Quando ho terminato di scrivere questo libro, ho sentito per settimane “la mancanza” di Monty in quanto per due anni e mezzo ho convissuto con lui e con la sua vita. L’opinione sull'attore non è cambiata in quanto lo considero un grande di quella generazione. Come persona forse mi ha deluso il modo in cui ha sprecato il suo talento e la sua vita, se fosse vissuto oggi certamente non avrebbe avuto tutti quei problemi d’auto-accettazione sessuale che all’epoca dovevano essere repressi al 100%, anche se per molti altri attori della sua generazione, come Rock Hudson o Anthony Perkins, l’omosessualità è stata affrontata in maniera meno traumatica.

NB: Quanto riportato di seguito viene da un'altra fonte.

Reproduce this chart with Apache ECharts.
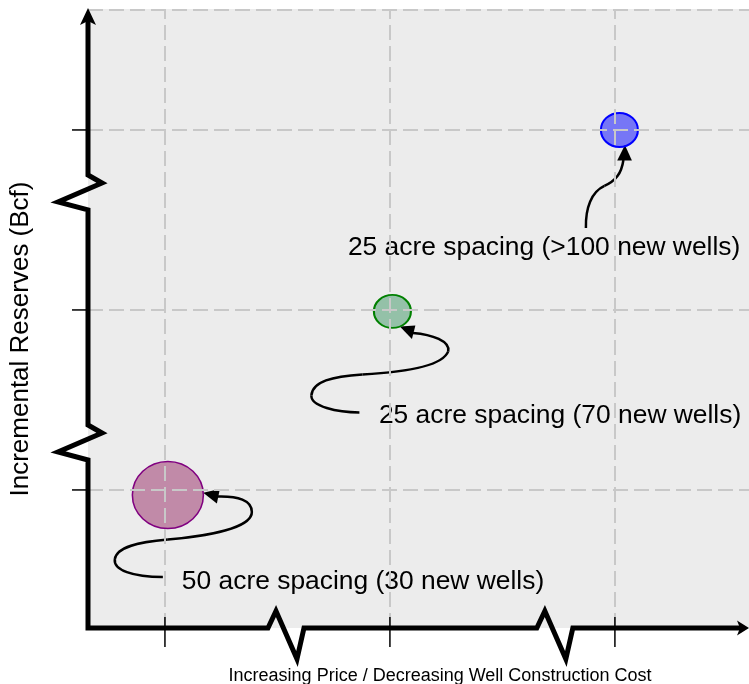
<!DOCTYPE html>
<html><head><meta charset="utf-8">
<script src="https://cdn.jsdelivr.net/npm/echarts@6/dist/echarts.min.js"></script>
<style>html,body{margin:0;padding:0;background:#fff}#c{width:749px;height:684px}</style>
</head><body><div id="c"></div>
<script>
// ---- data ----
const labels = ["50 acre spacing (30 new wells)", "25 acre spacing (70 new wells)", "25 acre spacing (>100 new wells)"];
const xValues = [1.013, 2.011, 3.02];
const yValues = [0.972, 1.992, 3.0];
const bubbleW = [71, 37, 37];
const bubbleH = [67, 33, 34];
const xTicks = [1, 2, 3];
const yTicks = [1, 2, 3];
const xBreaks = [1.458, 2.653];
const yBreaks = [2.75, 1.361];
const xTitle = "Increasing Price / Decreasing Well Construction Cost";
const yTitle = "Incremental Reserves (Bcf)";

// ---- layout / style ----
const XMIN = 0.658, XMAX = 3.596, YMIN = 0.233, YMAX = 3.672;
const FONT = "'Liberation Sans', Arial, Helvetica, sans-serif";
const fills = ['rgba(150,40,100,0.5)', 'rgba(60,150,100,0.5)', 'rgba(0,0,255,0.5)'];
const borders = ['#800080', '#008000', '#0000ff'];
const borderW = [1.5, 2, 2];
// each arrow: start point followed by cubic segments [c1x,c1y,c2x,c2y,x,y]
const arrowCurves = [
  [[-5, 82], [-35, 82, -55, 75, -53, 64], [-51, 52, -30, 47, 0, 44.5], [40, 41, 84, 33, 84, 17], [84, 5, 70, 1, 50, 1.5]],
  [[-33, 101], [-55, 101, -82, 95, -81, 84], [-80, 70, -60, 65, -30, 63], [10, 61, 50, 55, 55.8, 40], [58, 30, 40, 23, 20.5, 21.5]],
  [[-33.5, 98], [-34, 78, -28, 62, -15, 56], [-4, 51, 2, 44, 4, 30]]
];
const arrowHeads = [
  [[35.3, -2.2], [52, -6], [49, 8.5]],
  [[7.5, 15], [23, 14], [19.5, 27.5]],
  [[5.5, 15], [-2.2, 30.5], [12.5, 30.5]]
];
const textOffsets = [[14, 87], [-13.5, 104], [-271.5, 117.5]];

const chart = echarts.init(document.getElementById('c'), null, {renderer: 'canvas'});
const hiddenAxis = (min, max) => ({
  type: 'value', min: min, max: max,
  axisLine: {show: false}, axisTick: {show: false}, axisLabel: {show: false}, splitLine: {show: false}
});
const gridLines = [
  ...xTicks.map(v => ({xAxis: v})),
  ...yTicks.map(v => ({yAxis: v})),
  {yAxis: YMAX}
];
chart.setOption({
  animation: false,
  grid: {left: 88, right: 0, top: 9, bottom: 56, show: true, backgroundColor: '#ececec', borderWidth: 0},
  xAxis: hiddenAxis(XMIN, XMAX),
  yAxis: hiddenAxis(YMIN, YMAX),
  series: [{
    type: 'scatter',
    symbol: 'circle',
    data: xValues.map((x, i) => ({
      name: labels[i],
      value: [x, yValues[i]],
      symbolSize: [bubbleW[i], bubbleH[i]],
      itemStyle: {color: fills[i], borderColor: borders[i], borderWidth: borderW[i], opacity: 1}
    })),
    markLine: {
      silent: true, symbol: 'none', label: {show: false}, animation: false,
      lineStyle: {type: [15, 6], color: '#c8c8c8', width: 2},
      emphasis: {disabled: true},
      data: gridLines
    }
  }]
});

const px = (x, y) => chart.convertToPixel({gridIndex: 0}, [x, y]);
const g = [];
const origin = px(XMIN, YMIN);
const x0 = origin[0], y0 = origin[1];
const topY = px(XMIN, YMAX)[1];
const rightX = px(XMAX, YMIN)[0];

// axis polyline with zigzag breaks
const pts = [[x0, topY + 12]];
yBreaks.forEach(b => {
  const y = px(XMIN, b)[1];
  pts.push([x0, y], [x0 + 14, y + 8], [x0 - 30, y + 27], [x0, y + 35]);
});
pts.push([x0, y0]);
xBreaks.forEach(b => {
  const x = px(b, YMIN)[0];
  pts.push([x, y0], [x + 8, y0 - 17], [x + 29, y0 + 31], [x + 36, y0]);
});
pts.push([rightX - 8, y0]);
g.push({type: 'polyline', shape: {points: pts}, style: {stroke: '#000', lineWidth: 5, fill: null, lineJoin: 'miter'}, z: 10});
// arrow heads
g.push({type: 'polygon', shape: {points: [[x0, topY - 1], [x0 + 8, topY + 16], [x0, topY + 12], [x0 - 8, topY + 16]]}, style: {fill: '#000'}, z: 11});
g.push({type: 'polygon', shape: {points: [[rightX, y0], [rightX - 12, y0 - 7.5], [rightX - 9, y0], [rightX - 12, y0 + 7.5]]}, style: {fill: '#000'}, z: 11});
// ticks
xTicks.forEach(v => {
  const x = px(v, YMIN)[0];
  g.push({type: 'line', shape: {x1: x, y1: y0 - 11, x2: x, y2: y0 + 19}, style: {stroke: '#000', lineWidth: 1.5}, z: 11});
});
yTicks.forEach(v => {
  const y = px(XMIN, v)[1];
  g.push({type: 'line', shape: {x1: x0 - 16, y1: y, x2: x0, y2: y}, style: {stroke: '#000', lineWidth: 1.5}, z: 11});
});
// annotations (arrows + texts) anchored to each bubble
xValues.forEach((x, i) => {
  const c = px(x, yValues[i]);
  const children = [];
  const curve = arrowCurves[i];
  let p = curve[0];
  for (let k = 1; k < curve.length; k++) {
    const s = curve[k];
    children.push({type: 'bezierCurve',
      shape: {x1: p[0], y1: p[1], cpx1: s[0], cpy1: s[1], cpx2: s[2], cpy2: s[3], x2: s[4], y2: s[5]},
      style: {stroke: '#000', lineWidth: 2.5, fill: null}});
    p = [s[4], s[5]];
  }
  children.push({type: 'polygon', shape: {points: arrowHeads[i]}, style: {fill: '#000'}});
  children.push({type: 'text', x: textOffsets[i][0], y: textOffsets[i][1],
    style: {text: labels[i], font: '26.4px ' + FONT, fill: '#000', align: 'left', verticalAlign: 'middle'}});
  g.push({type: 'group', x: c[0], y: c[1], z: 12, children: children});
});
// axis titles
g.push({type: 'text', x: 440, y: 676, z: 12,
  style: {text: xTitle, font: '18px ' + FONT, fill: '#000', align: 'center', verticalAlign: 'middle'}});
g.push({type: 'text', x: 21, y: 339, rotation: Math.PI / 2, z: 12,
  style: {text: yTitle, font: '26px ' + FONT, fill: '#000', align: 'center', verticalAlign: 'middle'}});

chart.setOption({graphic: g});
</script>
</body></html>
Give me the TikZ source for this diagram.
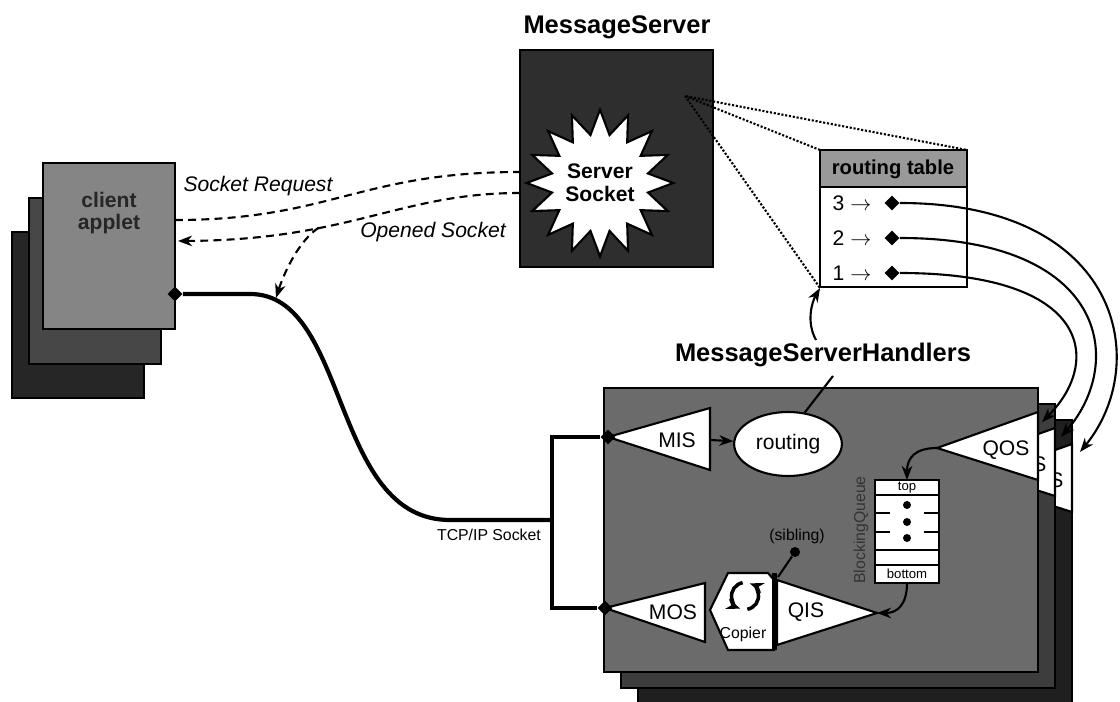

Lei ha già scritto su Vivien Leigh e su Anthony Perkins: su chi vorrebbe scrivere ora (o sta già scrivendo)?
Ho pubblicato l’anno scorso in Italia una biografia su Gérard Philipe (Falsopiano), che è un po’ il Montgomery Clift francese, e negli Stati Uniti la biografia di Yul Brynner. Mentre è appena uscito solo in America un mio libro su William Holden. In Italia purtroppo si legge poco e ancora meno di cinema per cui le pubblicazioni di biografie di attori anche famosi vengono pubblicate solo se sono personaggi commerciali come Marilyn Monroe, Audrey Hepburn o Grace Kelly, di cui si sa ormai tutto e non c’è proprio più nulla d’aggiungere, ma che vendono comunque. Io scelgo personaggi che hanno fatto la storia di Hollywood, ma dei quali si sa molto poco. Un modo per farli riscoprire anche da chi non li conosce. Sto ultimando la vita di Deborah Kerr, una grande attrice inglese, ma sono sicuro che anche questa sarà pubblicata solo oltreoceano.
Come ha organizzato il lavoro per questa biografia?
La biografia di Monty è stata la prima che ho pubblicato. All’epoca vivevo a New York, lì ho prima raccolto tutto il materiale cartaceo presente in varie biblioteche e ho avuto accesso ad un archivio privato dove ho trovato moltissime notizie e fotografie inedite, poi ho rintracciato colleghi, amici e conoscenti ancora in vita che ho intervistato. Mi ha aiutato molto l’aver rintracciato la segretaria di Monty, la quale mi ha raccontato molte notizie e aneddoti inediti, appena in tempo perché purtroppo è scomparsa qualche mese prima dell’uscita del libro nella traduzione inglese.